(Plotting code records)
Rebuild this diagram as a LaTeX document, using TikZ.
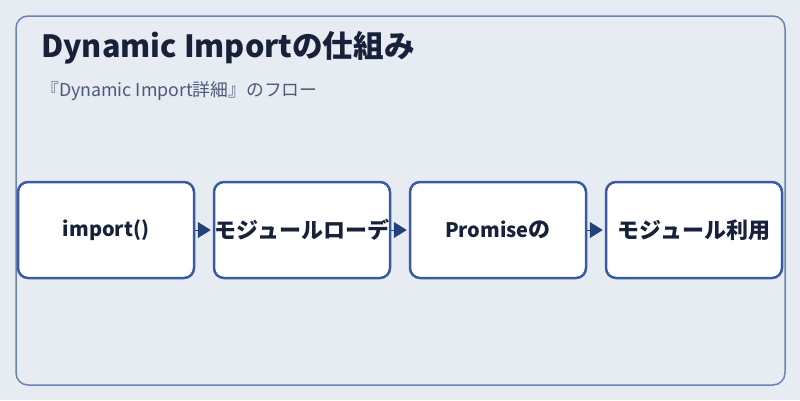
\documentclass[tikz,border=0pt]{standalone}
\usepackage{fontspec}
\setmainfont{Noto Sans CJK JP}
\usepackage{tikz}
\usetikzlibrary{calc}
\usetikzlibrary{arrows.meta}

\definecolor{bgcol}{HTML}{E7ECF2}
\definecolor{framecol}{HTML}{6A84B2}
\definecolor{boxcol}{HTML}{3A5BA3}
\definecolor{arrcol}{HTML}{26407A}
\definecolor{inkcol}{HTML}{17223A}
\definecolor{subcol}{HTML}{4B5A78}

% CJK runs are set a little larger than the Latin ones
\newcommand{\kana}[1]{{\fontsize{22}{24}\selectfont #1}}

\tikzset{
	stepbox/.style={draw=boxcol, line width=2.5pt, fill=white, rounded corners=10pt,
		minimum width=176pt, minimum height=96pt, inner sep=0pt,
		font=\fontsize{20}{24}\selectfont\bfseries, text=inkcol},
	flow/.style={arrcol, line width=1pt, shorten >=2pt, -{Triangle[length=13pt,width=16pt]}}
}

\begin{document}
\begin{tikzpicture}[x=1pt,y=-1pt]
			\useasboundingbox[fill=bgcol] (0,0) rectangle (800,400);
			\draw[framecol, line width=1.5pt, rounded corners=12pt] (16,16) rectangle (785,385);

			\node[anchor=base west, inner sep=0pt, text=inkcol, font=\fontsize{30.6}{34}\selectfont\bfseries] (title) at (41,57) {Dynamic Importの仕組み};
			\node[anchor=base west, inner sep=0pt, text=subcol, font=\fontsize{17.8}{20}\selectfont] (sub) at ($(title.base west)+(0,39)$) {『Dynamic Import詳細』のフロー};

			\node[stepbox] (load) at (106,230) {import()};
			\node[stepbox] (loader) at ($(load)+(196,0)$) {\kana{モジュールローデ}};
			\node[stepbox] (promise) at ($(loader)+(196,0)$) {Promise\kana{の}};
			\node[stepbox] (use) at ($(promise)+(196,0)$) {\kana{モジュール利用}};

			\draw[flow] (load.east) -- (loader.west);
			\draw[flow] (loader.east) -- (promise.west);
			\draw[flow] (promise.east) -- (use.west);
		\end{tikzpicture}
\end{document}
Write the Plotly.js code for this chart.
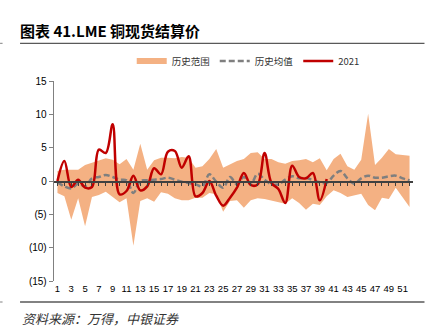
<!DOCTYPE html>
<html>
<head>
<meta charset="utf-8">
<script src="https://cdn.plot.ly/plotly-3.0.1.min.js"></script>
<style>html,body{margin:0;padding:0;background:#fff;}#chart{width:441px;height:329px;}</style>
</head>
<body>
<div id="chart"></div>
<script>
// Weeks 1..52
const weeks = Array.from({length: 52}, (_, i) => i + 1);
const tickWeeks = [1,3,5,7,9,11,13,15,17,19,21,23,25,27,29,31,33,35,37,39,41,43,45,47,49,51];
const tickLabels = tickWeeks.map(String);

// Historical range (upper / lower bounds)
const rangeUpper = [1.5,1.7,1.7,1.7,2.4,2.7,3.0,3.4,3.2,2.5,
                    3.3,1.7,5.6,1.7,3.1,3.5,3.5,3.4,3.6,3.5,
                    2.0,2.2,3.3,4.8,2.0,2.5,3.0,3.3,4.2,4.3,
                    3.3,3.3,2.8,2.6,3.0,3.1,3.3,2.8,3.4,1.6,
                    3.3,4.1,2.2,1.7,3.2,10.1,2.4,3.5,4.8,4.0,
                    3.9,3.8];
const rangeLower = [-1.8,-2.3,-5.8,-2.6,-6.8,-2.4,-2.1,-1.6,-2.4,-3.2,
                    -2.6,-9.7,-3.0,-2.6,-3.1,-1.7,-1.9,-2.6,-2.9,-2.9,
                    -2.5,-2.5,-1.8,-2.0,-4.6,-3.0,-2.9,-4.0,-2.9,-2.6,
                    -2.7,-2.9,-3.1,-3.4,-2.6,-3.3,-4.3,-3.4,-3.6,-2.3,
                    -1.4,-1.8,-2.4,-2.2,-1.9,-3.6,-4.4,-2.5,-2.7,-1.0,
                    -2.4,-3.9];
// Historical mean
const histMean = [-0.2,-0.8,-1.1,-0.4,-0.8,0.4,0.6,0.9,0.6,0.2,
                  0.1,-1.8,0.0,0.1,0.2,0.3,0.5,0.2,-0.1,-0.3,
                  -0.5,-0.8,1.0,-0.1,-1.0,0.6,-0.5,0.6,-0.5,1.1,
                  0.2,-0.5,-0.5,0.2,0.7,0.4,0.5,0.1,-0.2,-0.3,
                  0.8,1.5,0.4,-0.4,0.4,0.8,0.5,0.5,0.7,0.8,
                  0.4,0.1];
// 2021 (weeks 1..40)
const y2021 = [0.0,3.0,-0.9,0.2,-1.0,-0.9,4.7,4.2,8.5,-2.0,
               -1.5,0.8,-1.4,-0.8,1.9,1.0,4.4,4.5,2.0,3.7,
               -2.3,-1.8,0.0,-2.2,-3.7,-2.5,-1.0,1.2,-0.6,-0.5,
               4.2,-0.3,-1.2,-3.3,2.3,0.6,0.4,1.2,-2.9,0.3];
const weeks2021 = weeks.slice(0, y2021.length);

const ORANGE = '#F4B183';
const RED = '#C00000';
const GREY = '#7F7F7F';
const TXT = '#333333';

const traces = [
  {x: weeks, y: rangeLower, type: 'scatter', mode: 'lines', line: {width: 0, color: ORANGE},
   showlegend: false, hoverinfo: 'skip'},
  {x: weeks, y: rangeUpper, type: 'scatter', mode: 'lines', line: {width: 0, color: ORANGE},
   fill: 'tonexty', fillcolor: ORANGE, showlegend: false, hoverinfo: 'skip'},
  {x: [null], y: [null], type: 'scatter', mode: 'lines', name: '历史范围',
   line: {color: ORANGE, width: 6}},
  {x: weeks, y: histMean, type: 'scatter', mode: 'lines', name: '历史均值', xaxis: 'x2',
   line: {color: GREY, width: 2.5, dash: '6px,3px', shape: 'spline', smoothing: 1}},
  {x: weeks2021, y: y2021, type: 'scatter', mode: 'lines', name: '2021', xaxis: 'x2',
   line: {color: RED, width: 2.5, shape: 'spline', smoothing: 1}}
];

const fontFam = 'Liberation Sans, Arial, Noto Sans CJK SC, sans-serif';
const cjkFam = 'Noto Sans CJK SC, Liberation Sans, sans-serif';

const L = 54, R = 413.5, T = 81, B = 281;
const px2x = px => (px - L) / (R - L);
const py2y = py => (B - py) / (B - T);

const layout = {
  width: 441, height: 329,
  margin: {l: L, r: 441 - R, t: T, b: 329 - B, pad: 0},
  paper_bgcolor: '#ffffff', plot_bgcolor: '#ffffff',
  font: {family: fontFam, color: TXT, size: 10},
  title: {
    text: '<b>图表 41.LME 铜现货结算价</b>',
    font: {family: cjkFam, size: 15, color: '#000000'},
    xref: 'container', yref: 'container', x: 20 / 441, xanchor: 'left',
    y: 1 - 32 / 329, yanchor: 'middle'
  },
  showlegend: true,
  legend: {
    orientation: 'h', traceorder: 'normal',
    x: px2x(248.5), xanchor: 'center', y: py2y(61), yanchor: 'middle',
    font: {family: cjkFam, size: 9.5, color: TXT}, bgcolor: 'rgba(0,0,0,0)',
    itemwidth: 30, tracegroupgap: 0
  },
  xaxis: {
    range: [0.5, 52.5], showgrid: false, zeroline: false, showline: false,
    tickmode: 'array', tickvals: tickWeeks, ticktext: tickLabels, ticks: '',
    tickfont: {family: fontFam, size: 9.5, color: '#000000'}, fixedrange: true
  },
  xaxis2: {
    range: [0.5, 52.5], overlaying: 'x', anchor: 'free', position: 0.5, side: 'bottom',
    showgrid: false, zeroline: false, showline: true, linecolor: '#404040', linewidth: 1.5,
    ticks: 'outside', ticklen: 3, tickwidth: 1, tickcolor: '#404040',
    tickmode: 'array', tickvals: weeks, showticklabels: false, layer: 'above traces'
  },
  yaxis: {
    range: [-15, 15], showgrid: false, zeroline: false, showline: true,
    linecolor: '#808080', linewidth: 1.3,
    ticks: 'outside', ticklen: 4, tickcolor: '#808080',
    tickmode: 'array', tickvals: [15, 10, 5, 0, -5, -10, -15],
    ticktext: ['15', '10', '5', '0', '(5)', '(10)', '(15)'],
    tickfont: {family: fontFam, size: 10, color: '#000000'}
  },
  shapes: [
    {type: 'line', xref: 'paper', yref: 'paper', x0: px2x(20), x1: px2x(425), y0: py2y(43.3), y1: py2y(43.3),
     line: {color: '#595959', width: 1.3}},
    {type: 'line', xref: 'paper', yref: 'paper', x0: px2x(20), x1: px2x(425), y0: py2y(302), y1: py2y(302),
     line: {color: '#595959', width: 1.3}},
    {type: 'line', xref: 'paper', yref: 'paper', x0: px2x(0), x1: px2x(2.5), y0: py2y(43.3), y1: py2y(43.3),
     line: {color: '#808080', width: 1}},
    {type: 'line', xref: 'paper', yref: 'paper', x0: px2x(0), x1: px2x(2.5), y0: py2y(302), y1: py2y(302),
     line: {color: '#808080', width: 1}}
  ],
  annotations: [
    {text: '资料来源：万得，中银证券', xref: 'paper', yref: 'paper', x: px2x(20), y: py2y(318),
     xanchor: 'left', yanchor: 'middle', showarrow: false,
     font: {family: cjkFam, size: 13, color: '#333333', style: 'italic'}}
  ]
};

Plotly.newPlot('chart', traces, layout, {displayModeBar: false, staticPlot: true});
</script>
</body>
</html>
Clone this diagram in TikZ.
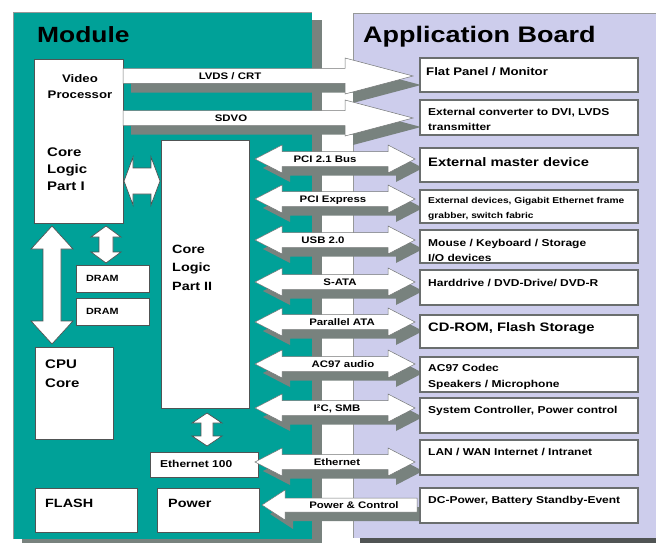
\documentclass[tikz,border=0pt]{standalone}
\usepackage{fontspec}
\setmainfont{Liberation Sans}[FakeStretch=1.2]
\usetikzlibrary{calc}
\definecolor{modteal}{RGB}{0,161,152}
\definecolor{boardlav}{RGB}{205,205,236}
\definecolor{shgray}{RGB}{120,130,126}
\definecolor{edgegray}{RGB}{80,84,84}
% block arrow outlines: #1,#2 end points, #3 head length, #4 head half width, #5 body half width
\newcommand{\HDpath}[5]{(#1) -- ($(#1)+(#3,-#4)$) -- ($(#1)+(#3,-#5)$) -- ($(#2)+(-#3,-#5)$) -- ($(#2)+(-#3,-#4)$) -- (#2) -- ($(#2)+(-#3,#4)$) -- ($(#2)+(-#3,#5)$) -- ($(#1)+(#3,#5)$) -- ($(#1)+(#3,#4)$) -- cycle}
\newcommand{\SRpath}[5]{($(#1)+(0,-#5)$) -- ($(#2)+(-#3,-#5)$) -- ($(#2)+(-#3,-#4)$) -- (#2) -- ($(#2)+(-#3,#4)$) -- ($(#2)+(-#3,#5)$) -- ($(#1)+(0,#5)$) -- cycle}
\newcommand{\SLpath}[5]{(#1) -- ($(#1)+(#3,-#4)$) -- ($(#1)+(#3,-#5)$) -- ($(#2)+(0,-#5)$) -- ($(#2)+(0,#5)$) -- ($(#1)+(#3,#5)$) -- ($(#1)+(#3,#4)$) -- cycle}
\newcommand{\VDpath}[5]{(#1) -- ($(#1)+(#4,#3)$) -- ($(#1)+(#5,#3)$) -- ($(#2)+(#5,-#3)$) -- ($(#2)+(#4,-#3)$) -- (#2) -- ($(#2)+(-#4,-#3)$) -- ($(#2)+(-#5,-#3)$) -- ($(#1)+(-#5,#3)$) -- ($(#1)+(-#4,#3)$) -- cycle}
\begin{document}
\begin{tikzpicture}[x=1pt,y=-1pt,
  box/.style={draw=edgegray, line width=0.8pt, fill=white, inner sep=0pt, outer sep=0pt, anchor=north west},
  abox/.style={draw=edgegray!85, line width=1.1pt, fill=white, inner sep=0pt, outer sep=0pt, anchor=north west, minimum width=218},
  lbl/.style={inner sep=0pt, anchor=base west},
  clbl/.style={inner sep=0pt, anchor=base},
  fsz/.style={font=\bfseries\fontsize{#1}{#1}\selectfont},
  arrbody/.style={fill=white, draw=edgegray!80, line width=0.5pt},
  arrshadow/.style={fill=shgray},
  inarrow/.style={fill=white, draw=edgegray, line width=0.7pt}]
\useasboundingbox (0,0) rectangle (656,543);

% panels
\fill[shgray] (22,20) rectangle (322,543);
\fill[modteal] (13,12) rectangle (312,539);
\draw[edgegray!60, line width=0.4pt] (13,539) -- (13,12) -- (312,12);
\fill[edgegray] (360,20) rectangle (656,543);
\fill[boardlav] (353,13) rectangle (656,538);
\draw[edgegray!60, line width=0.6pt] (656,13) -- (353,13) -- (353,538);

\node[lbl, fsz=22] (modT) at (37,43) {Module};
\node[lbl, fsz=22.5] (abT) at (363,43) {Application Board};

% module boxes
\node[box, minimum width=89, minimum height=164] (vp) at (34,59) {};
\node[box, minimum width=88, minimum height=268] (cl2) at (161,140) {};
\node[box, minimum width=73, minimum height=27] (dram1) at (76,265) {};
\node[box, minimum width=73, minimum height=27] (dram2) at (76,298) {};
\node[box, minimum width=78, minimum height=92] (cpu) at (35,347) {};
\node[box, minimum width=108, minimum height=25] (eth) at (150,452) {};
\node[box, minimum width=102, minimum height=44] (flash) at (35,488) {};
\node[box, minimum width=102, minimum height=44] (power) at (157,488) {};

\node[clbl, fsz=11] (vpA) at (80,82) {Video};
\node[clbl, fsz=11] (vpB) at (80,98) {Processor};
\node[lbl, fsz=12.5] (c1A) at (47,156.5) {Core};
\node[lbl, fsz=12.5] (c1B) at (47,173) {Logic};
\node[lbl, fsz=12.5] (c1C) at (47,190) {Part I};
\node[lbl, fsz=12] (c2A) at (172,253) {Core};
\node[lbl, fsz=12] (c2B) at (172,271.5) {Logic};
\node[lbl, fsz=12] (c2C) at (172,290) {Part II};
\node[lbl, fsz=9] (d1T) at (86,281) {DRAM};
\node[lbl, fsz=9] (d2T) at (86,314) {DRAM};
\node[lbl, fsz=12.5] (cpuA) at (45,368) {CPU};
\node[lbl, fsz=12.5] (cpuB) at (45,387) {Core};
\node[lbl, fsz=10] (ethT) at (160,467) {Ethernet 100};
\node[lbl, fsz=12] (flT) at (45,507.5) {FLASH};
\node[lbl, fsz=12] (pwT) at (168,507.5) {Power};

% internal arrows
\coordinate (c12L) at (124,181);
\coordinate (c12R) at (160,181);
\filldraw[inarrow] \HDpath{c12L}{c12R}{9}{24}{13};
\coordinate (bigT) at (52,226);
\coordinate (bigB) at (52,344);
\filldraw[inarrow] \VDpath{bigT}{bigB}{23}{21}{9};
\coordinate (drT) at (106,226);
\coordinate (drB) at (106,263);
\filldraw[inarrow] \VDpath{drT}{drB}{11}{15}{7};
\coordinate (etT) at (207,413);
\coordinate (etB) at (207,446);
\filldraw[inarrow] \VDpath{etT}{etB}{10}{15}{6};

% connector arrows to the application board
\coordinate (lvdsS) at (vp.east |- 0,76);
\coordinate (lvdsE) at (413,76);
\coordinate (sdvoS) at (vp.east |- 0,118);
\coordinate (sdvoE) at (413,118);
\begin{scope}[transform canvas={xshift=8pt,yshift=-9pt}]
  \fill[arrshadow] \SRpath{lvdsS}{lvdsE}{68}{18}{7.5};
  \fill[arrshadow] \SRpath{sdvoS}{sdvoE}{68}{18}{7.5};
\end{scope}
\filldraw[arrbody] \SRpath{lvdsS}{lvdsE}{68}{18}{7.5};
\filldraw[arrbody] \SRpath{sdvoS}{sdvoE}{68}{18}{7.5};

\foreach \nm/\yy in {pci/159, pcie/199, usb/240, sata/282, pata/322, ac/364, iic/408, ethn/462} {
  \coordinate (\nm L) at (255,\yy);
  \coordinate (\nm R) at (415,\yy);
}
\begin{scope}[transform canvas={xshift=8pt,yshift=-9pt}]
  \foreach \nm in {pci, pcie, usb, sata, pata, ac, iic, ethn} {
    \fill[arrshadow] \HDpath{\nm L}{\nm R}{27}{14}{7.5};
  }
\end{scope}
\foreach \nm in {pci, pcie, usb, sata, pata, ac, iic, ethn} {
  \filldraw[arrbody] \HDpath{\nm L}{\nm R}{27}{14}{7.5};
}
\coordinate (pwrT) at (262,505);
\coordinate (pwrE) at (417,505);
\begin{scope}[transform canvas={xshift=8pt,yshift=-9pt}]
  \fill[arrshadow] \SLpath{pwrT}{pwrE}{23}{15}{7};
\end{scope}
\filldraw[arrbody] \SLpath{pwrT}{pwrE}{23}{15}{7};

% arrow labels
\node[clbl, fsz=9.5] (lvdsL) at (230,79.5) {LVDS / CRT};
\node[clbl, fsz=9.5] (sdvoL) at (231,121.5) {SDVO};
\node[clbl, fsz=9.5] (pciT) at (325,162) {PCI 2.1 Bus};
\node[clbl, fsz=9.5] (pcieT) at (333,202) {PCI Express};
\node[clbl, fsz=9.5] (usbT) at (323,243) {USB 2.0};
\node[clbl, fsz=9.5] (sataT) at (340,285.5) {S-ATA};
\node[clbl, fsz=9.5] (pataT) at (342,325) {Parallel ATA};
\node[clbl, fsz=9.5] (acT) at (343,367) {AC97 audio};
\node[clbl, fsz=9.5] (iicT) at (337,411.5) {I²C, SMB};
\node[clbl, fsz=9.5] (ethnT) at (337,465.5) {Ethernet};
\node[clbl, fsz=9.5] (pwrL) at (354,508) {Power \& Control};

% application board boxes
\node[abox, minimum height=34] (ab1) at (420,58) {};
\node[abox, minimum height=35] (ab2) at (420,100) {};
\node[abox, minimum height=34] (ab3) at (420,148) {};
\node[abox, minimum height=33] (ab4) at (420,190) {};
\node[abox, minimum height=33] (ab5) at (420,230) {};
\node[abox, minimum height=35] (ab6) at (420,270) {};
\node[abox, minimum height=33] (ab7) at (420,315) {};
\node[abox, minimum height=35] (ab8) at (420,357) {};
\node[abox, minimum height=35] (ab9) at (420,398) {};
\node[abox, minimum height=35] (ab10) at (420,440) {};
\node[abox, minimum height=35] (ab11) at (420,488) {};

\node[lbl, fsz=11] (t1) at (426,75) {Flat Panel / Monitor};
\node[lbl, fsz=10] (t2a) at (428,115.5) {External converter to DVI, LVDS};
\node[lbl, fsz=10] (t2b) at (428,130.5) {transmitter};
\node[lbl, fsz=12.3] (t3) at (428,166.5) {External master device};
\node[lbl, fsz=8.5] (t4a) at (428,203) {External devices, Gigabit Ethernet frame};
\node[lbl, fsz=8.5] (t4b) at (428,218) {grabber, switch fabric};
\node[lbl, fsz=10] (t5a) at (428,246.5) {Mouse / Keyboard / Storage};
\node[lbl, fsz=10] (t5b) at (428,261.5) {I/O devices};
\node[lbl, fsz=10] (t6) at (428,286.5) {Harddrive / DVD-Drive/ DVD-R};
\node[lbl, fsz=12.3] (t7) at (428,331.5) {CD-ROM, Flash Storage};
\node[lbl, fsz=10] (t8a) at (428,371.5) {AC97 Codec};
\node[lbl, fsz=10] (t8b) at (428,387.5) {Speakers / Microphone};
\node[lbl, fsz=10] (t9) at (428,413.5) {System Controller, Power control};
\node[lbl, fsz=10] (t10) at (428,455.5) {LAN / WAN Internet / Intranet};
\node[lbl, fsz=10] (t11) at (428,503.5) {DC-Power, Battery Standby-Event};
\end{tikzpicture}
\end{document}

◆ Problem: Starting at the line with "Write the Plotly.js code for this chart." and ending at the line with "const tickLabels = tickWeeks.map(String);", copy each line exactly, both ends included. Do not copy the pictures.

◆ Solved problem:
Write the Plotly.js code for this chart.
<!DOCTYPE html>
<html>
<head>
<meta charset="utf-8">
<script src="https://cdn.plot.ly/plotly-3.0.1.min.js"></script>
<style>html,body{margin:0;padding:0;background:#fff;}#chart{width:441px;height:329px;}</style>
</head>
<body>
<div id="chart"></div>
<script>
// Weeks 1..52
const weeks = Array.from({length: 52}, (_, i) => i + 1);
const tickWeeks = [1,3,5,7,9,11,13,15,17,19,21,23,25,27,29,31,33,35,37,39,41,43,45,47,49,51];
const tickLabels = tickWeeks.map(String);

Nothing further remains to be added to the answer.